Membaca merupakan sebuah aktivitas kebahasaan yang melibatkan mata dan pikiran. Mungkin beberapa orang juga melibatkan mulut, hati, bahkan indra peraba. Namun, yang pokok tetap dua.
Ketika mata melihat kumpulan kata, (seharusnya) pikiran menerjemahkan apa maksud dari tulisan tersebut. Namun, kebanyakan dari kita hanya menyerapnya lewat indra penglihatan tanpa dicerna oleh pikiran.
Ada sebuah laporan menarik dari UNESCO yang menyebutkan bahwa Indonesia menempati urutan kedua dari bawah soal literasi dunia.
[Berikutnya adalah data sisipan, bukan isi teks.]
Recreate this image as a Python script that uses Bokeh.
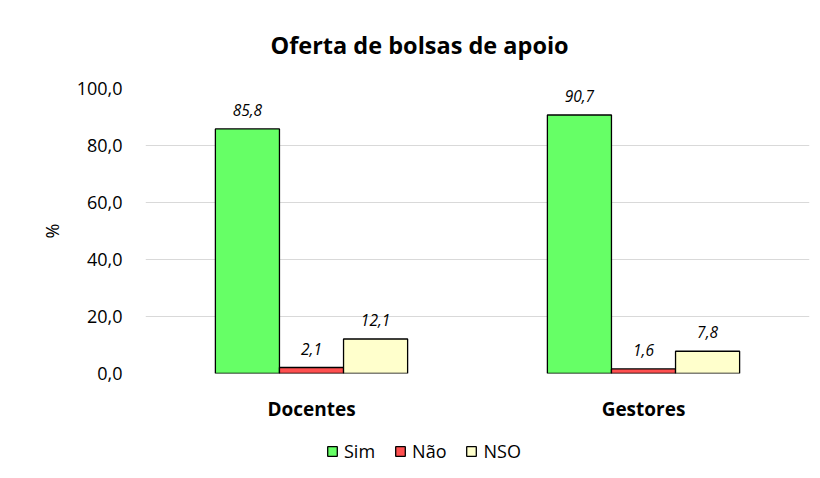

Minat baca masyarakat Indonesia hanya 0,001%. Artinya, dari 1.000 orang Indonesia, hanya 1 orang yang rajin membaca.
Lebih ironisnya lagi, sebuah riset pada tahun 2017 mengungkapkan bahwa Indonesia menduduki peringkat ke-7 sebagai pengguna internet yang paling mudah “terhasut” oleh berita bohong. Jika dikaji, tingkatannya bisa mencapai 65%.
Menurut saya, ada dua kemungkinan yang menjadi faktor dari kemirisan tersebut.
Pertama, masyarakat kita memang jarang membaca sehingga hanya percaya pada apa yang menjadi tajuk. Kedua, masyarakat kita cukup rajin membaca, tapi bersikap dogmatis.
Apa pun penyebabnya, tragedi ini jelas mengerikan. Di era kemudahan informasi seperti sekarang ini justru menjadi sebuah labirin raksasa dari jebakan disinformasi. Dan jika kemampuan membaca kita masih rendah... duh.
Melampaui membaca
Seorang adik kelas datang dan berkata dengan antusias, “Saya telah membaca 4 buku minggu ini, tapi saya yakin, Kakak telah jauh melampaui itu.”
“Belum satu pun,” jawab saya. “Saya belum menyelesaikan satu buku pun.”
Ada perbedaan besar antara mengetahui sesuatu pada tingkat intelektual dan menginternalisasinya pada tingkat emosional. Yang satu murni teoritis, yang lainnya bersifat praktis. Yang satu mekanis, yang lainnya naluriah.
Yang satu hanya ada di kepala Anda, yang lainnya juga ada di hati Anda.